4) Taxation and complication because of GST has been the greatest issue in the e-commerce sector. Especially in e-commerce with the entry of GST, a destination based tax, things has become less complex and a lot of clarification has come on the table but even after GST there are a lot of points untouched that will be done in this budget i.e. tax problems regards to discounts, vouchers, reverse logistics, COD, e-bill, multi registrations and compliance management. GST on stock transfers is also an area of concern since it has reduced a lot of working capital.
Overall, Jaitley this year has a very difficult task to make everyone happy yet not run into losses. He needs to reduce corporate tax to make tax rates globally competitive in the light of recent US tax cuts. He needs to cut down personal taxes for salaried class which is 1.7 per cent of the total population, increase spending and maintain macro-economics. I hope he will push the agenda of Modi Government of being a reformist than a populist.

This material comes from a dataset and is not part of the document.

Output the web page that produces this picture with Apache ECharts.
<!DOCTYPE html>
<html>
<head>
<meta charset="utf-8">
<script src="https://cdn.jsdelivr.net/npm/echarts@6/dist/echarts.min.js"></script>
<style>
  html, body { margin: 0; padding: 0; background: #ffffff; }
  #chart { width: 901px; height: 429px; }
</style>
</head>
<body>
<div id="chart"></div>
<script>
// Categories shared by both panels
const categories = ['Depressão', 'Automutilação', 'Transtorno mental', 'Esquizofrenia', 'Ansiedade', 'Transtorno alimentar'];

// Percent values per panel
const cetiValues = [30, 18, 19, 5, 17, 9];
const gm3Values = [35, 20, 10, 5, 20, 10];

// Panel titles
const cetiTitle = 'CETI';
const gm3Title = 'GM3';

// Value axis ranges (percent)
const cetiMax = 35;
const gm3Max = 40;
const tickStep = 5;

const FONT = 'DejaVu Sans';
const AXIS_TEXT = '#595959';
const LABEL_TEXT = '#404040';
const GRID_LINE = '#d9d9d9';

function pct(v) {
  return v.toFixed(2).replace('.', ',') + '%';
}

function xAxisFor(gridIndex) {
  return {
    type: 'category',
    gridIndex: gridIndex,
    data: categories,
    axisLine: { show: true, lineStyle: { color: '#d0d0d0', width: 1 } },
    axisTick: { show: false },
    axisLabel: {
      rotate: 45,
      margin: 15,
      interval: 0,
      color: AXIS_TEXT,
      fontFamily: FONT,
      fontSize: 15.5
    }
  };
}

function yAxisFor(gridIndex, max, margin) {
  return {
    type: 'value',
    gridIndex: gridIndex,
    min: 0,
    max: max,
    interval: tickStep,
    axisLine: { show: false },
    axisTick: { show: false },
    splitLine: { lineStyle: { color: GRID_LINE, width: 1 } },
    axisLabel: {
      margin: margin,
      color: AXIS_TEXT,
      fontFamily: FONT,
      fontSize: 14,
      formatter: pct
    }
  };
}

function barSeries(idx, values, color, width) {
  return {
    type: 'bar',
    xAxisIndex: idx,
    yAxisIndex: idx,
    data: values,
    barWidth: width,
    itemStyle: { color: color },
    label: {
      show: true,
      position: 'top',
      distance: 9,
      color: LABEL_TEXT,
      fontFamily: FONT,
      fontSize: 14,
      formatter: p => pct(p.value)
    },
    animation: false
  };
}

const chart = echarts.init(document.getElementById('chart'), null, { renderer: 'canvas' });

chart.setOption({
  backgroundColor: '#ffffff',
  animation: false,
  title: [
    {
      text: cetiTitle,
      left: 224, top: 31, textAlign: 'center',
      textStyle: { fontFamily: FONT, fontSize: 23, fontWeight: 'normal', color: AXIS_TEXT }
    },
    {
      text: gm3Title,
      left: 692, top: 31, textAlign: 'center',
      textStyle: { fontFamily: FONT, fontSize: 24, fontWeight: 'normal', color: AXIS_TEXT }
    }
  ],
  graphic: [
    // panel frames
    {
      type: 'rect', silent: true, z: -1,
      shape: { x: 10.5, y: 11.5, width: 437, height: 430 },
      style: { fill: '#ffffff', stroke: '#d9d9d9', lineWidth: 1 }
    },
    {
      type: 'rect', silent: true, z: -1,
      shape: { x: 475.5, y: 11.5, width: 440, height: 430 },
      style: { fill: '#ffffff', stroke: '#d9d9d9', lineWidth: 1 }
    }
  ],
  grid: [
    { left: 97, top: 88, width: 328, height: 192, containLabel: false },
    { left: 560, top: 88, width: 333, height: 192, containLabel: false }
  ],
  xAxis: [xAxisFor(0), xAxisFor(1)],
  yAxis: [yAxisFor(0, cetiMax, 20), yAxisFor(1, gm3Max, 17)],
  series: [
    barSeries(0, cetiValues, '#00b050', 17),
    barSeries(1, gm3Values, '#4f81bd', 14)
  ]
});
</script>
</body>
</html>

Sunay Gandhi, Founder and CEO Pristine Fire
The jewellery industry has a significant role to play in the country’s overall economy. We are looking for a positive outcome from the budget. We hope that the Budget 2018 is industry friendly. Overall, an impactful budget will be the one that takes into consideration several important factors that impact consumers and retailers such as individual taxes, import and export duty etc. Firstly, we are looking forward to reduction of tax on individuals to increase consumer spending. Tax rate cuts may encourage individuals to work, save, and invest. Secondly, Government spending must be streamlined further reducing wasteful expenditure. Federal spending is taking an increasing share of the productive resources in the economy. Lower government spending frees economic resources for investment in the private sector, which improves consumer wealth. Finally, the central government should increase budgetary allocation for infrastructure and industrial growth, to boost employment opportunities.